A Brief History Of A Dick

May 16, 2009

“If two cars come up next to you, one with a stranger and one with Dick Cheney, you get in the car with the stranger.”
Wanda Sykes, advice to her children regarding really scary, dangerous people.

Nearly 35 years ago a swarmy, ovulating Dick Cheney became the youngest chief of staff in White House history after his then-boss, Don Rumsfeld, orchestrated the ‘Halloween Massacre‘ in November 1975, which most likely doomed Gerald Ford’s run for the presidency the following year.
Ford later said: “It was the biggest political mistake of my life. And it was one of the few cowardly things I did in my life.”

The ironic understatement for the ages.

(Illustration found here).

Ford, of course, was probably waxing pity about shoving his-then vice president Nelson Rockefeller off the ticket and snagging Bob Dole as VP for the 1976 presidential campaign against Jimmy Carter — a fatal move.
A nothing, historical footnote compared to giving Rumsfeld and Cheney daydreams of power which would come back and haunt the nation decades later.

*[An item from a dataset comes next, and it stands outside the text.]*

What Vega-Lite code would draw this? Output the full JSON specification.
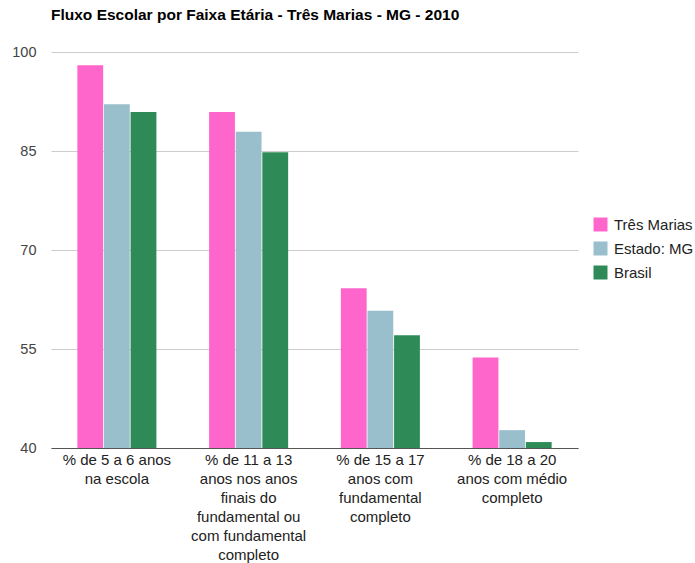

Nearly six months prior to the above-mentioned ‘Halloween Massacre,” young Darth Vader Mr. Cheney revealed his inner, tortured self.
The New York Times had published a story by Seymour M. Hersh about an espionage program and Rumsfeld, then Ford’s chief of staff, was demanding action from his trusted aide, big Dick — The ball started to roll.
From the New York Times, in February 2007:

Out came the yellow legal pad, and in his distinctively neat, deliberate hand, Mr. Cheney laid out the “problem,” “goals” while addressing it, and “options.” These last included “Start FBI investigation — with or w/o public announcement.
As targets include NYT, Sy Hersh, potential gov’t sources.”

Fast forward three decades and that same handwriting appears on a copy of the Op-Ed article in The Times that set in motion events that led to the perjury trial of I. Lewis Libby, Vice President Cheney’s former chief of staff.

“He’s had the same idea for the past 30 years,” said Kathryn S. Olmsted, a history professor at the University of California at Davis, who wrote about the Cheney file in her 1996 book, “Challenging the Secret Government.”
“His philosophy is that the president and the vice president and the people around the president decide what’s secret and what’s not,” she said. “They thought they had to aggressively go after the press and Congress to reclaim the powers the president lost in Watergate.”

And now, here in the modern era, the Dick is on the road trying to drum up confusion on the really neat idea of torturing anyone who needs to be tortured.
Charles Blow in a NYT op-ed piece this morning nailed it.
Cheney’s got a bomb strapped to his innards:

My theory: Cheney isn’t simply going out in a blaze of vainglory.
He felt the stiff winds of change and accountability blow across his coffin.
It roused and enraged him.
Now, he’s on a political suicide mission.
And if his own party is collateral damage, so be it.
He would rather break it than see it bend anyway.

The Dick might be dying, but he’s still a snarled, dangerous animal — Do as Wanda says, get in the other car, fast!